YOUR TASK
Both boundary lines count: repeat, exactly and alone, the lines from the one containing "Write the Plotly code for this chart." to the one containing "import plotly.graph_objects as go", with pictures left out.

──────── GIVEN RECORDS

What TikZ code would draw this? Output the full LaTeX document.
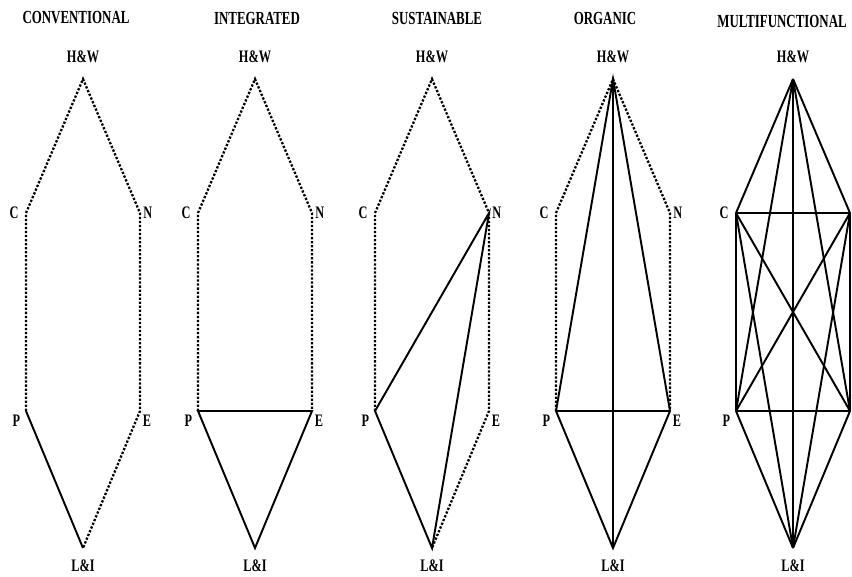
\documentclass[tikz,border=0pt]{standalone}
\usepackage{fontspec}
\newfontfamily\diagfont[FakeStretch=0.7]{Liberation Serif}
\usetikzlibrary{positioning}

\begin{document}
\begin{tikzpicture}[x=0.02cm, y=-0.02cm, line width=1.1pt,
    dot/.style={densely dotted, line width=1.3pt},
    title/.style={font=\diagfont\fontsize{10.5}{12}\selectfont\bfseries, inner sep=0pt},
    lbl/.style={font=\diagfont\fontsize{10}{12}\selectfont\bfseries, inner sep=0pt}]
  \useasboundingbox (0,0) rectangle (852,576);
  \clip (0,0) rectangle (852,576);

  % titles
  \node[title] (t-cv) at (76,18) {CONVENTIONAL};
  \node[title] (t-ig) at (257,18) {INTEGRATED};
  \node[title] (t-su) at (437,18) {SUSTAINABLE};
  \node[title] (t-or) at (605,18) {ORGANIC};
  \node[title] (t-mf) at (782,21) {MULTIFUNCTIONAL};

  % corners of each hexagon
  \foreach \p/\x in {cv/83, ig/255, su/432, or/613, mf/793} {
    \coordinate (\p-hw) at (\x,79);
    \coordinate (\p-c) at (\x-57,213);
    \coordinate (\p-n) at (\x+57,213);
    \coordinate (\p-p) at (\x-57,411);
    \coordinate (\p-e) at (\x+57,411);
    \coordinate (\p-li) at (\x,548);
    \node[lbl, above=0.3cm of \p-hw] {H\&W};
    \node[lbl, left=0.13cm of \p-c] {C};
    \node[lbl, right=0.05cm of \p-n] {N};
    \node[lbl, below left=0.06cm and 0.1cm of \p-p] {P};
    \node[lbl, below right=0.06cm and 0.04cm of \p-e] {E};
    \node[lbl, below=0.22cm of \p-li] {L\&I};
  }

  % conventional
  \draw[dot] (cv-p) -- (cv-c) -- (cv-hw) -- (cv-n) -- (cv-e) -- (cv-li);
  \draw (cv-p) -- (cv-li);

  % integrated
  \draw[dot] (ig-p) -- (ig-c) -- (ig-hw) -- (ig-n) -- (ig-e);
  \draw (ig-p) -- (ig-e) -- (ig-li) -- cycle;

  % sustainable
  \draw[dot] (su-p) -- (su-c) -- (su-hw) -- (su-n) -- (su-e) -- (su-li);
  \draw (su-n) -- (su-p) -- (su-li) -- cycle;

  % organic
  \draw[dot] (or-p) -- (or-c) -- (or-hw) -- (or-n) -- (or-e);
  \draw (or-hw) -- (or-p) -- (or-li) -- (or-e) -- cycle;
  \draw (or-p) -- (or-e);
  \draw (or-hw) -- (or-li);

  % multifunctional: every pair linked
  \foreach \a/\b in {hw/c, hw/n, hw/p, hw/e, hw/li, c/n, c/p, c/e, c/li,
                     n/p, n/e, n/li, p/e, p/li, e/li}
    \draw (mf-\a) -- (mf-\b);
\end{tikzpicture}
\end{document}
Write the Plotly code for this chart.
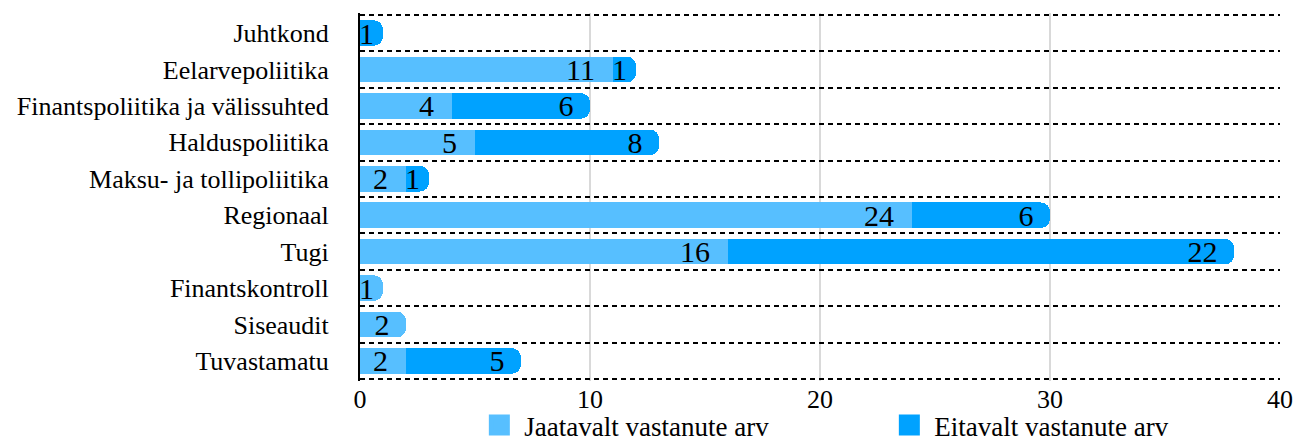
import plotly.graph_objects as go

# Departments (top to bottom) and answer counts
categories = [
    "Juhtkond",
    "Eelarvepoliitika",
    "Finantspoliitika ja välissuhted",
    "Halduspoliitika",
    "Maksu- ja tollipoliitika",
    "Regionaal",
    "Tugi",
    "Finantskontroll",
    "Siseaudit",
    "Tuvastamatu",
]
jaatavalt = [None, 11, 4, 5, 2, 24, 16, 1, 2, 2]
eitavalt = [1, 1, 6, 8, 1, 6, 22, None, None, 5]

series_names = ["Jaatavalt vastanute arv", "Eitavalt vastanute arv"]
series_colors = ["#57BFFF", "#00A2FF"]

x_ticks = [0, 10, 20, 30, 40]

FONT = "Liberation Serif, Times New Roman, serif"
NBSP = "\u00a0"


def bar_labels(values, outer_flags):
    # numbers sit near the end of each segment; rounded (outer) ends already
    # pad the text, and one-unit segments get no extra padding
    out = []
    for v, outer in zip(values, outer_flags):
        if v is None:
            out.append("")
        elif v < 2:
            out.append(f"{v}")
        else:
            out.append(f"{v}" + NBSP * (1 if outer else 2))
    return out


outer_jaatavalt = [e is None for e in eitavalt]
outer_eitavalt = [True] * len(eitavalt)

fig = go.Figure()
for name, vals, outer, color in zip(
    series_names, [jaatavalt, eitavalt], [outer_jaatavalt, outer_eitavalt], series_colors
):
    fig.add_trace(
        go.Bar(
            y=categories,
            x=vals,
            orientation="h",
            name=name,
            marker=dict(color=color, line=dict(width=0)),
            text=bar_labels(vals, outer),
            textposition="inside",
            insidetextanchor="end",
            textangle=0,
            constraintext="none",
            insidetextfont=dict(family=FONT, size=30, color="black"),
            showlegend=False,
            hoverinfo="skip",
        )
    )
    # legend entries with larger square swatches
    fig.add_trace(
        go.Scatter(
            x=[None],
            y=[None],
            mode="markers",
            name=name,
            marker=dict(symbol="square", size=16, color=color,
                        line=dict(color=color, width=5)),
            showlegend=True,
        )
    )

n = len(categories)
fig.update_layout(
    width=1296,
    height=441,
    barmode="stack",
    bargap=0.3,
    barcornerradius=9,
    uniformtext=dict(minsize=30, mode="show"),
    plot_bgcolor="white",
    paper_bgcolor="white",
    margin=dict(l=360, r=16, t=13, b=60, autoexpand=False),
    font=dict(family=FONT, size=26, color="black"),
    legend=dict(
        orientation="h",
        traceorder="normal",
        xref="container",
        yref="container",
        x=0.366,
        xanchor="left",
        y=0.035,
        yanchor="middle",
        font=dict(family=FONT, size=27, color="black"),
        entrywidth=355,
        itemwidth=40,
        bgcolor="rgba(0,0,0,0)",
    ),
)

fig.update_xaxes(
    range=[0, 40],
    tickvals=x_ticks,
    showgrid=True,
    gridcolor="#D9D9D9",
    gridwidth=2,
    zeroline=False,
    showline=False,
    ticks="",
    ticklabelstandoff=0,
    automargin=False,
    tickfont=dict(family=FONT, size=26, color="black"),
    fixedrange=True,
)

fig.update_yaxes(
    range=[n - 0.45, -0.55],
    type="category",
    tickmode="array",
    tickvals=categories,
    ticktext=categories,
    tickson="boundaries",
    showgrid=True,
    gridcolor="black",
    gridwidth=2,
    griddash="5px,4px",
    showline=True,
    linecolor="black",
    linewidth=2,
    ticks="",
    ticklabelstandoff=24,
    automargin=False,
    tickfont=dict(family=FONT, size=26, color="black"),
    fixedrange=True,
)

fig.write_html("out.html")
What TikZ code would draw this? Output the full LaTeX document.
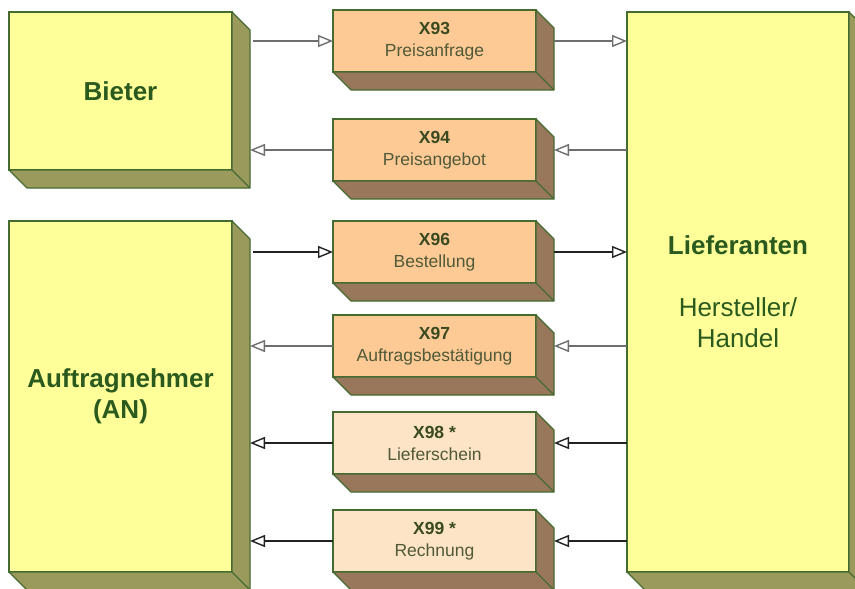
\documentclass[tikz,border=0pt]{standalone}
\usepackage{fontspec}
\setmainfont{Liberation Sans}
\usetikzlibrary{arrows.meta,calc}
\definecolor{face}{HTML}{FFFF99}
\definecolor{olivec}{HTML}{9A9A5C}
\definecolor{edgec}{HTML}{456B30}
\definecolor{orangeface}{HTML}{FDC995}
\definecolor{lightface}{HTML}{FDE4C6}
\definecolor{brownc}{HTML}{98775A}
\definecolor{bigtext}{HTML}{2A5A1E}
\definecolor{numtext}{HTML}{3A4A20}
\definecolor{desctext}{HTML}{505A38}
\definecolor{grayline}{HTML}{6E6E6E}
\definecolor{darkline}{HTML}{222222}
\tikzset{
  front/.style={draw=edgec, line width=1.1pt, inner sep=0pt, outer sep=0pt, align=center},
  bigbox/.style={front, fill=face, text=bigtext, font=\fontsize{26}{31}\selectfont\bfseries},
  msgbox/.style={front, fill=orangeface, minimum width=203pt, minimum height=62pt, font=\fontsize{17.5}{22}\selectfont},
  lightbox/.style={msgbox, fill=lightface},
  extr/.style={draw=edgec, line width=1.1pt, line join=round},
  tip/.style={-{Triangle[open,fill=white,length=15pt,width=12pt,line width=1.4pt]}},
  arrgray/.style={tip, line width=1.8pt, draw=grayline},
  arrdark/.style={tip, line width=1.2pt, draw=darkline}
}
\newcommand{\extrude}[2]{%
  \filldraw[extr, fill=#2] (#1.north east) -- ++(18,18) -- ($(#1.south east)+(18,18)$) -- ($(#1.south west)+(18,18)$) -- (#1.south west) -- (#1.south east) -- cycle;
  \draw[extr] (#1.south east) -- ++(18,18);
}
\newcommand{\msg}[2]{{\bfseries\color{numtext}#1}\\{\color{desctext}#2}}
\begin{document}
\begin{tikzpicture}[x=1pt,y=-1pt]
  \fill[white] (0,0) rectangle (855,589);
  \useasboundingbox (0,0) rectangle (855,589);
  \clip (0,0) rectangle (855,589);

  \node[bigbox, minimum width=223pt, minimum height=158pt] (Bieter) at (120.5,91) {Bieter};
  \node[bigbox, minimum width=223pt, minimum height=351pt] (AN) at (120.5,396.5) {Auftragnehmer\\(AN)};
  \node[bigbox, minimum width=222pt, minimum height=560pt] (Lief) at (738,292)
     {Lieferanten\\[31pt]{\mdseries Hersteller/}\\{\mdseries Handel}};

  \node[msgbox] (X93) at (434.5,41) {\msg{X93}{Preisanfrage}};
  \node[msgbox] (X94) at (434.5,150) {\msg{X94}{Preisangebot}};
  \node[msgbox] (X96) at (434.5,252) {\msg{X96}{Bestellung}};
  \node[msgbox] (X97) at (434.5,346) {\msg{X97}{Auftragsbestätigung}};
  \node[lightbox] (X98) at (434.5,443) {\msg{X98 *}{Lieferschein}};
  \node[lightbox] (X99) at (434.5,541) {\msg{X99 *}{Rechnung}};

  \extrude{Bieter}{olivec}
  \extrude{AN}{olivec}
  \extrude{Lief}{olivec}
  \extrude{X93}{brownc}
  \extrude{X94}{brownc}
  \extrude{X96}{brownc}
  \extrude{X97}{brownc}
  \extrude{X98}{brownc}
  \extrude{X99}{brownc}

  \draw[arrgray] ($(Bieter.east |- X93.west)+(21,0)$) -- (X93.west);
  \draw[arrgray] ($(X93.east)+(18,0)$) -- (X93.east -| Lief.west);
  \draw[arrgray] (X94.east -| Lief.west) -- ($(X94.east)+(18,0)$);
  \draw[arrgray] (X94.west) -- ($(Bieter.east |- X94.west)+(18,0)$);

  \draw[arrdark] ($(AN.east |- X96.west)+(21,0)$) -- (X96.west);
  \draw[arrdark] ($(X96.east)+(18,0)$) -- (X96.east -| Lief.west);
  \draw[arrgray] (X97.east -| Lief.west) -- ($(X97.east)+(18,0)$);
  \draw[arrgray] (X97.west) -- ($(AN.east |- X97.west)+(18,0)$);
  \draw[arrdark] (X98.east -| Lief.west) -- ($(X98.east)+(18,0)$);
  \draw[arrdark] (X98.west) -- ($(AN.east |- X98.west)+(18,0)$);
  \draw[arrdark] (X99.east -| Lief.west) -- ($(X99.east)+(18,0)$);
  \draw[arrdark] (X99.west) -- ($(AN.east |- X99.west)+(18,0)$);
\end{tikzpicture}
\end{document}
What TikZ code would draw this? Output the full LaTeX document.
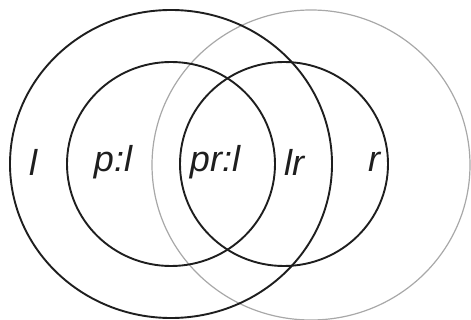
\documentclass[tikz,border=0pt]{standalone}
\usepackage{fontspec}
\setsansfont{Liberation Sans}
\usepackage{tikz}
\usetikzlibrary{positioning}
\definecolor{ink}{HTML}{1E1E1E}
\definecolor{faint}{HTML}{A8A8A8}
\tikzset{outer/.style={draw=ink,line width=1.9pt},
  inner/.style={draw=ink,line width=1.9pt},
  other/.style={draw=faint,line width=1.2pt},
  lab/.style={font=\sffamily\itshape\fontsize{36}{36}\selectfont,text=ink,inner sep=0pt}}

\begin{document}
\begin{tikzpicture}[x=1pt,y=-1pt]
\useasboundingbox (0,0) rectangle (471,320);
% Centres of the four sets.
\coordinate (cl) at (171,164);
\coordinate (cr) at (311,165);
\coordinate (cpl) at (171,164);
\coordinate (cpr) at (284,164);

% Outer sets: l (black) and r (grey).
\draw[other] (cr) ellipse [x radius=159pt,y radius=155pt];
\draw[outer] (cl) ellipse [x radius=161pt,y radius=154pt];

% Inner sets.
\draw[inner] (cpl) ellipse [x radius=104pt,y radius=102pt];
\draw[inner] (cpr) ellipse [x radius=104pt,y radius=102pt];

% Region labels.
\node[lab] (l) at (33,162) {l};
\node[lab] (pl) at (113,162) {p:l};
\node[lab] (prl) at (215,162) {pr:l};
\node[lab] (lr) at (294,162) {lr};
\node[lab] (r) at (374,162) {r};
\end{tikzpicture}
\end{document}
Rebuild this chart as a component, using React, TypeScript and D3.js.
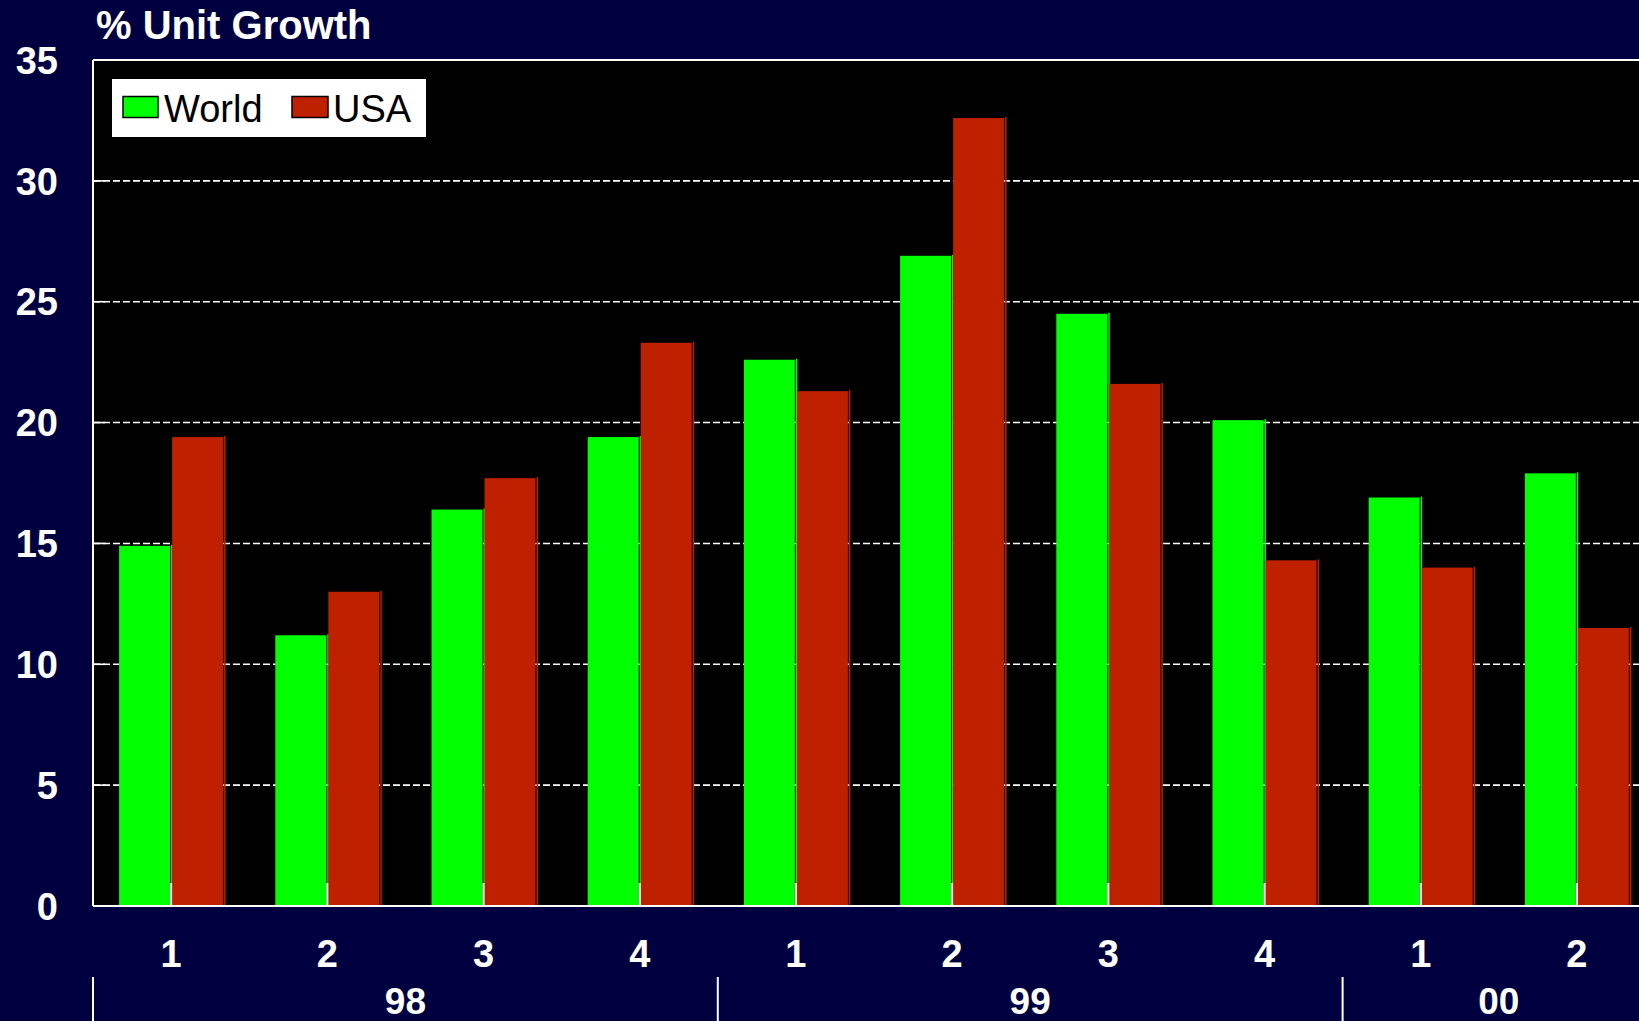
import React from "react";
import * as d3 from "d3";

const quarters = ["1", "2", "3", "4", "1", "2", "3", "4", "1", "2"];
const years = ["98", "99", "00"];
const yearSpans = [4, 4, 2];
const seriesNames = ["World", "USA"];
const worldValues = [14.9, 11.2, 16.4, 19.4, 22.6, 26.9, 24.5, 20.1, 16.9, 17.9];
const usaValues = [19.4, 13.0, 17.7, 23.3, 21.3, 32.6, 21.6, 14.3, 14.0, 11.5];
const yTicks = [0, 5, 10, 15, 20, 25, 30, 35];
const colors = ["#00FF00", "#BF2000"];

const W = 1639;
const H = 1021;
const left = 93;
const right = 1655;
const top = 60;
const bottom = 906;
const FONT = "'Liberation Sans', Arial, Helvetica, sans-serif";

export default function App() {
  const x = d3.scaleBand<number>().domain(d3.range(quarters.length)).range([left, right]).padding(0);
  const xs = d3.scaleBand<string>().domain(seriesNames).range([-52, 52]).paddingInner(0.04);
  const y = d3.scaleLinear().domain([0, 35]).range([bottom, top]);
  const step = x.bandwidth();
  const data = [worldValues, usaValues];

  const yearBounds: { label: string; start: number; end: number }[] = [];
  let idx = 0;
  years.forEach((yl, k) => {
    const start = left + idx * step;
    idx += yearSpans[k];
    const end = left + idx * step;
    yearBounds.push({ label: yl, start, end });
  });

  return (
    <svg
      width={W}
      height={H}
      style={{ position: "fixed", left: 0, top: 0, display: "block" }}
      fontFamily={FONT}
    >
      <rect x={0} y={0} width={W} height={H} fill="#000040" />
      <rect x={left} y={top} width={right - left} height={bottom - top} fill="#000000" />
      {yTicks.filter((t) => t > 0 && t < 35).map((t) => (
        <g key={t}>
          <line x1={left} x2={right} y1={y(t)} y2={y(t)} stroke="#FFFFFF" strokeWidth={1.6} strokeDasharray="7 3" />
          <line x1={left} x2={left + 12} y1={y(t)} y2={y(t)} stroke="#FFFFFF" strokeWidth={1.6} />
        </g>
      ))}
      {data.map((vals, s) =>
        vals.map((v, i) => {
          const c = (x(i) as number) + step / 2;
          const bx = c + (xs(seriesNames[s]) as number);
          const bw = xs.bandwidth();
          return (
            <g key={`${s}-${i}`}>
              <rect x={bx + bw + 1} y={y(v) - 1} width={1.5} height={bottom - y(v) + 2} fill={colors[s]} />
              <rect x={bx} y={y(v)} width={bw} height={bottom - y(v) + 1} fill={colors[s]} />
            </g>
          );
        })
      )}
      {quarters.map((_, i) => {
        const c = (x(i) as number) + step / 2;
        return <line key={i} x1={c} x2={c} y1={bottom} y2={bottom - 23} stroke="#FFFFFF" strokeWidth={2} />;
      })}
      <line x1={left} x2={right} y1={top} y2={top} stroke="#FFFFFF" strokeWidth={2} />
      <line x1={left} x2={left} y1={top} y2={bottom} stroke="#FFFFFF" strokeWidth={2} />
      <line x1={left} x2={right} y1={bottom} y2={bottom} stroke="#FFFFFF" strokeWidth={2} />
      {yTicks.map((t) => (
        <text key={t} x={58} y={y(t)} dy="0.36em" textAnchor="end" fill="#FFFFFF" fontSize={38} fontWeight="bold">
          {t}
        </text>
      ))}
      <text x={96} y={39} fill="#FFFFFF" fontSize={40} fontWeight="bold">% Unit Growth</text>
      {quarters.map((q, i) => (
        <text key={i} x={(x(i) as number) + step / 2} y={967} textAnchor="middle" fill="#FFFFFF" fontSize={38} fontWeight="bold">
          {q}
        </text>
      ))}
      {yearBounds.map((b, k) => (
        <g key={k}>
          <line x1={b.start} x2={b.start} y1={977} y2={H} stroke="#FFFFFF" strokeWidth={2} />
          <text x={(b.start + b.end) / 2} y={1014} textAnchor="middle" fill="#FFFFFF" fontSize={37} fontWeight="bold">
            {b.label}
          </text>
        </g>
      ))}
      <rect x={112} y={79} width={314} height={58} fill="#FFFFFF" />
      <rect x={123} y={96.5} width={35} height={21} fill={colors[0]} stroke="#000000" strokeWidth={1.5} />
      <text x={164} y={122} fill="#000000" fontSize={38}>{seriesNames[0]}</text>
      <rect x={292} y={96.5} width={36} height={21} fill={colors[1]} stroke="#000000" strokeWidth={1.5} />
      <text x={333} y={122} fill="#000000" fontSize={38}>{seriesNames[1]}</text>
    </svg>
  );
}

────────────────

RIGHT ANSWER
Write the Plotly code for this chart.
import plotly.graph_objects as go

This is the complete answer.